In traditional seventh grade teaching, proportionality is addressed through the equality of two ratios: a/b=c/d. Problems rely heavily on the useful but inscrutable cross-multiplication procedure, which transforms this equality to ad=cb, and the process of identifying three given quantities and calculating a fourth. While useful, this conceptualization of proportionality is narrowly useful and is not particularly fertile for students’ further mathematical development. We found that SimCalc could bring the “democratizing access to the mathematics of change” theme to life at this grade level by refocusing proportionality on its relationship to rate, as in the speed of a moving object. Further, graphs could be used to visualize how speed connects changes in time to changes in position, e.g., through the graph of a line. This could then be developed into the first important mathematical function that students encounter, y=kx (which is further developed into y=mx+b in our eighth grade curriculum unit).

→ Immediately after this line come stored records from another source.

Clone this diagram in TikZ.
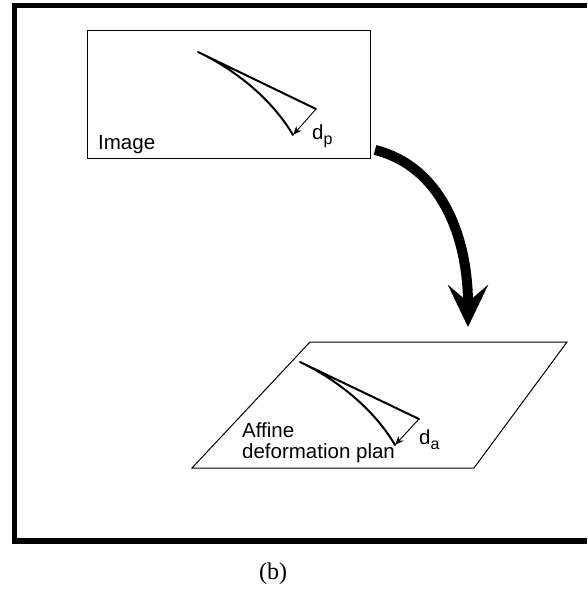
\documentclass[tikz,border=0pt]{standalone}
\usepackage{fontspec}
\setmainfont{Liberation Sans}
\newfontfamily\captionfont{Liberation Serif}
\usetikzlibrary{arrows.meta}

\newcommand{\sublabel}[2]{#1\raisebox{-5pt}{\fontsize{16}{16}\selectfont #2}}

\begin{document}
\begin{tikzpicture}[x=1pt,y=-1pt,
    thin line/.style={line width=0.9pt},
    curve line/.style={line width=2pt,line join=round,line cap=round},
    label text/.style={font=\fontsize{20.5}{21}\selectfont,inner sep=0pt}]
  \useasboundingbox (0,0) rectangle (587,595);
  % frame, open on the right
  \draw[line width=5.5pt] (587,5.5) -- (14.5,5.5) -- (14.5,541) -- (587,541);

  % image
  \node[draw,line width=1pt,minimum width=283pt,minimum height=128pt,
    anchor=north west,inner sep=0pt] (image) at (87,30) {};
  \node[label text,anchor=base west] (imagetext) at (98,149) {Image};
  \coordinate (p0) at (198,52);
  \coordinate (p1) at (316,109);
  \coordinate (p2) at (293,135);
  \draw[curve line] (p1) -- (p0) .. controls (238,71) and (273,101) .. (p2);
  \draw[thin line,-{Stealth[length=9pt,width=7pt]}] (p1) -- (p2);
  \node[label text,anchor=base west] (dp) at (312,139) {\sublabel{d}{p}};

  % affine plane
  \coordinate (bl) at (192,468);
  \coordinate (tl) at (310,342);
  \coordinate (tr) at (567,342);
  \coordinate (br) at (474,468);
  \draw[line width=1pt,line join=miter] (bl) -- (tl) -- (tr) -- (br) -- cycle;
  \coordinate (a0) at (300,362);
  \coordinate (a1) at (419,419);
  \coordinate (a2) at (395,445);
  \draw[curve line] (a1) -- (a0) .. controls (340,381) and (375,411) .. (a2);
  \draw[thin line,-{Stealth[length=9pt,width=7pt]}] (a1) -- (a2);
  \node[label text,anchor=base west] (da) at (419,444) {\sublabel{d}{a}};
  \node[label text,anchor=base west,align=left] (planetext) at (242,458)
    {Affine\\deformation plan};

  % mapping arrow
  \coordinate (from) at (375,150);
  \coordinate (to) at (468,327);
  \draw[line width=10pt,
    -{Stealth[length=42pt,width=40pt,inset=17pt]}]
    (from) .. controls (440,166) and (468,235) .. (to);

  \node[font=\captionfont\fontsize{24}{24}\selectfont,inner sep=0pt] (caption) at (273,574) {(b)};
\end{tikzpicture}
\end{document}
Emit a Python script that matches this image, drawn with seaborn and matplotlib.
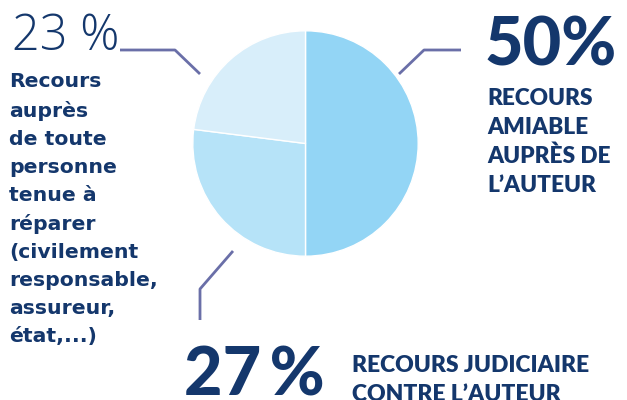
import matplotlib
matplotlib.use("Agg")
import matplotlib.pyplot as plt
import seaborn as sns

# données du graphique
parts = [50, 27, 23]
pct_labels = ["50%", "27\u2009%", "23 %"]
descriptions = [
    "RECOURS\nAMIABLE\nAUPRÈS DE\nL’AUTEUR",
    "RECOURS JUDICIAIRE\nCONTRE L’AUTEUR",
    "Recours\nauprès\nde toute\npersonne\ntenue à\nréparer\n(civilement\nresponsable,\nassureur,\nétat,...)",
]
colors = ["#93d5f5", "#b6e3f8", "#d8eefa"]

navy = "#14376c"
line_col = "#6a6fa8"

sns.set_theme(style="white")
plt.rcParams["font.family"] = ["Lato", "DejaVu Sans"]

W, H = 627, 400
fig = plt.figure(figsize=(W / 100, H / 100), dpi=100)

# fond en coordonnées pixels pour les textes et les traits de rappel
bg = fig.add_axes([0, 0, 1, 1])
bg.set_xlim(0, W)
bg.set_ylim(H, 0)
bg.axis("off")

# camembert
cx, cy, r = 305.5, 143.5, 112.7
ax = fig.add_axes([(cx - r) / W, (H - cy - r) / H, 2 * r / W, 2 * r / H])
ax.pie(parts, colors=colors, startangle=90, counterclock=False,
       wedgeprops=dict(edgecolor="white", linewidth=1))
ax.set_xlim(-1, 1)
ax.set_ylim(-1, 1)
ax.axis("off")

# traits de rappel
lw = 2
bg.plot([399, 424, 461], [74, 50, 50], color=line_col, lw=lw, solid_capstyle="butt")
bg.plot([233, 200, 200], [251, 289, 320], color=line_col, lw=lw, solid_capstyle="butt")
bg.plot([120, 175, 200], [50, 50, 74], color=line_col, lw=lw, solid_capstyle="butt")

# 50 %
bg.text(485, 65, pct_labels[0], fontsize=48, fontweight="black", color=navy,
        va="baseline", ha="left")
bg.text(487, 88, descriptions[0], fontsize=16.3, fontweight=800, color=navy,
        va="top", ha="left", linespacing=1.45)

# 27 %
bg.text(184, 396, pct_labels[1], fontsize=48, fontweight="black",
        color=navy, va="baseline", ha="left")
bg.text(352, 355, descriptions[1], fontsize=16.5, fontweight=800, color=navy,
        va="top", ha="left", linespacing=1.45)

# 23 %
bg.text(12, 50, pct_labels[2], fontsize=35, fontweight="light", color=navy,
        va="baseline", ha="left", family=["Open Sans", "DejaVu Sans"])
bg.text(9, 72, descriptions[2], fontsize=14.7, fontweight="bold", color=navy,
        va="top", ha="left", linespacing=1.6, family=["DejaVu Sans"])

fig.savefig("out.png", dpi=100)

These curricula units developed a rich network of connections among representations along two dimensions, a familiar-formal dimension and a graphical-linguistic representation. For instance, in initial exercises, an animated motion (familiar, graphical) is related to a story of a race (familiar, linguistic) and a graph of the motion of the actors in the race (formal, graphical). As the curriculum progresses, algebraic expressions (formal, linguistic) are also introduced in relationship to graphs, using tables as a stepping stone. Overall, we have argued that optimal curricular sequences using new representational media should focus on connections between types of representations and should develop more formal representations as their more familiar counterparts are better understood.

As reported elsewhere in this volume, we have had considerable success in demonstrating the effectiveness of these curricular units for seventh and eighth grade mathematics through large-scale randomized experiments. We attribute some of this success to the idea that “new technology without new curriculum isn’t worth the silicon it’s written in.” To realize the potential of dynamic representations, new curricular pathways must be envisioned and made concrete for teachers in curriculum workbooks and teacher professional development.

To summarize, we see new technologies creating a possibility to reconnect mathematical representations and concepts to directly perceived phenomena, as well as to strengthen students’ understanding of connections among different forms of mathematical representation. By starting from more familiar antecedents, such as graphs and motion, both in kinesthetic and cybernetic form, and developing towards more compact and formal mathematical representations, we see an opportunity to create a new path of access to mathematics that has too often remained the province of a narrow elite.

5 Discussion: Mathematics Education at the Beginning of a New Millennium

By momentarily rising from the trenches of mathematics education reform to a larger time scale, we identified a major long-term trend: Computational media are reshaping mathematics, both in the hands of mathematicians and in the hands of students as they explore new, more intimate connections to everyday life. As we mentioned earlier, we can already be fairly certain this will lead to widening of mathematical forms, just as the printing press increased the range of acceptable literary forms. Already, we are seeing new forms such as spreadsheets and data visualization becoming prominent in everyday life. Computational tools are leading to new epistemological methods as professional mathematicians explore the extraordinary graphical phenomenology of dynamical systems (Stewart, 1990). Educators are rapidly inventing new, additional forms—such as mathematical programming languages and construction kits for dynamic geometry.

Based on our experiences and experimental investigations with SimCalc, we are more and more optimistic about the second question we raised: democratic access. Some representational forms, like directly editable graphs, can make difficult concepts such as mean value, limit, and continuity in calculus newly available to ordinary middle-school (10- to 12-year-old) students and can lead to fertile reinterpretations of existing concepts, such as rate and proportionality. The technology’s capability to provide better links between graphical representations and phenomena (physical and cybernetic) also appear essential, as this linkage grounds concepts in familiar semantic referents.

Yet as Sherin (1996) points out, new forms also lead to changes in the meaning of the concepts; in Sherin’s studies, students who learned physics by programming in a computer language learned a set of physics concepts subtly different from those learned by students using traditional algebraic symbols. Indeed, in our work with SimCalc, we are currently working out the curricular bridge from editable piecewise functions back to traditional algebra. It is by no means easy. And this is just the beginning! We want to lead students towards understandings of the larger mathematics of change and variation that includes dynamical systems because this relatively new mathematical form, with roots in Poincaré’s work at the end of the previous century, is revolutionizing many sciences simultaneously as we approach the next century (Hall, 1992). However, the major long-term educational experiment with systems concepts, based in the use of Stella, is far from a clear success (Doerr, 1996). Other innovative approaches to systems concepts, StarLogo (Resnick, 1994) and AgentSheets (Repenning, 1994) look promising but present difficulties in linking back to commonplace notation. Nonetheless, we believe that with time and effort, innovations in computational representations will make democratic access to systems dynamics possible.

To harness this potential fully, however, reformers will need to rise to the challenge of our third question: Can these new possibilities transform our notion of a core mathematics curriculum for all learners? The technological revolutions in transportation and communications would be meaningless or impossible if core societal institutions and infrastructures remained unchanged in their wake. Today’s overnight shipments and telecommuting workers would be a shock to our forebears 100 years ago, but our curriculum would be recognized as quite familiar. If we are to overcome this stasis, we must seize the opportunities implicit in new dynamic notations to reorganize the curriculum to enable extraordinary achievement from ordinary learners.